E quem vive nas serras hoje? Vivem pessoas que nasceram lá, e pessoas que vieram de outros lugares. De outros municípios. De outros países. Estrangeiros residentes, alguns em processo de obter a nacionalidade portuguesa. Pessoas com elevada consciência ambiental, que perderam casas nos incêndios de 2017, preocupadas com o destino das serras, com a desertificação e perda de infra-estruturas, com a qualidade da água, com a biodiversidade. Pessoas que saíram das cidades.
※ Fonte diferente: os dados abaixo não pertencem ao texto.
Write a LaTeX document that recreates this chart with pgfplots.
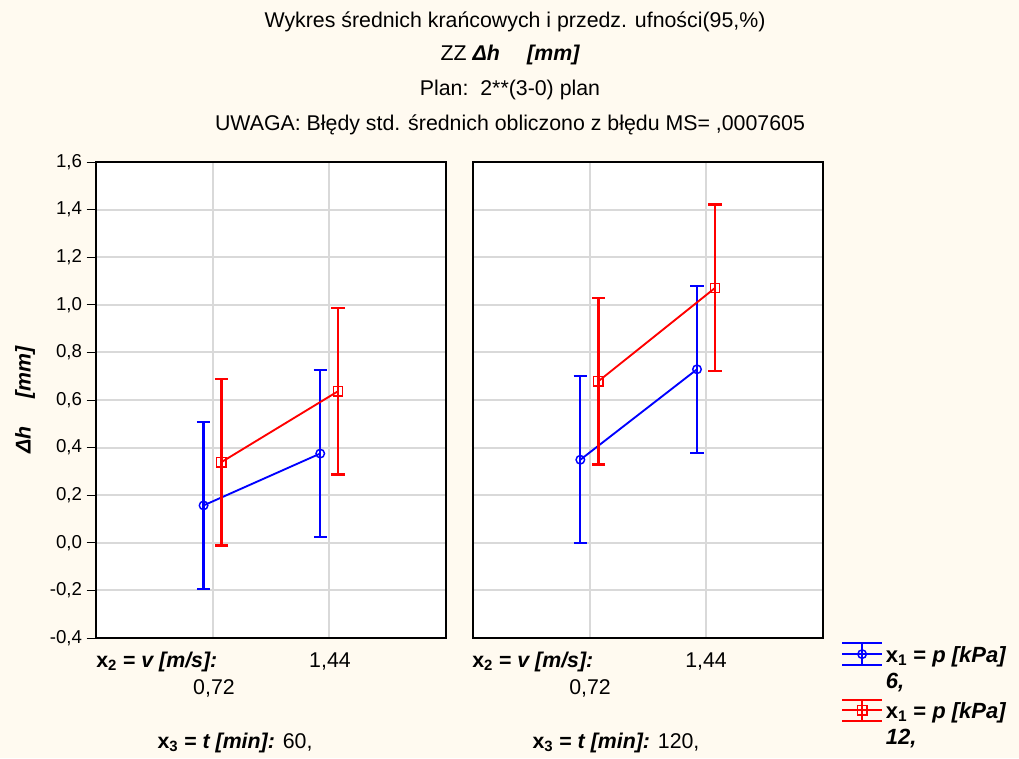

Pessoas que querem levar outras formas de vida.
Os baldios são a “porta de entrada” para este outro conceito de cidadania – de baldeania, como propus com outros autores no livro Escolas Comunitárias COMUNIX, resultado dum projecto europeu sobre a participação em áreas comunitárias. Podem ser uma oportunidade de inclusão, ou de exclusão.
A entrada do novo causa medo. O medo provoca reacções defensivas, sobre quem conta como serpinense. Onde se traça a linha? Portugueses? Eleitores da junta? Filiados do partido dominante? Membros das coletcividades locais? O que está em jogo é uma mistura de poder político, reconhecimento social, e o futuro duma terra que se pode tornar uma distopia ambiental e ruína em poucos anos, ou um lugar “paradisíaco”, um refúgio para pessoas que não querem ser turistas no chão que pisam. É neste chão que crescem crianças e javalis, bolotas, acácias e eucaliptos, abelhas melíferas e vespas asiáticas. É neste chão que rolam pedras e se agarram raízes. É neste chão que vemos o que se passa no país todo: a falta de participação e inclusão gera desejos de pertença. Pessoas que não só não querem sair daqui, como querem ser daqui. E viver para ficar.